= Miles Hilton-Barber =

British adventurer (born c.1949)

Miles Anthony Hilton-Barber (born c. 1949) is a Zimbabwean-British blind adventurer. He undertakes a variety of expeditions all around the world to raise awareness and money for a charity organization, and blind people in general. His recent trips include flying from London to Sydney in a micro-light, climbing Mont Blanc and running across the Gobi Desert.

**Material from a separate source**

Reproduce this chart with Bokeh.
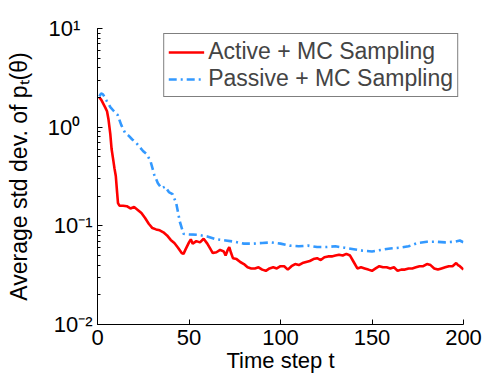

Hilton-Barber grew up in Rhodesia (now Zimbabwe), where his father, Lt.-Col. Maurice Hilton-Barber , was Director of Civil Aviation in Rhodesia. Prior to losing his sight, he aspired to be a fighter pilot like his father and two uncles, but failed the eye exam at age 18. At age 21 he was diagnosed with the genetic deteriorative condition, retinitis pigmentosa, and believed until age 50 that his life would be dull and extremely limited. His brother, Geoff, was also diagnosed with the same condition and was also fully blind by age 40 but became an adventurer in multiple extreme sports, including skydiving, sailing, and mountain and desert hiking. After Geoff set the record as the first blind sailor to cross an ocean solo, sailing from Durban, South Africa to Perth, Australia in 1997, Miles was inspired to also become an adventurer.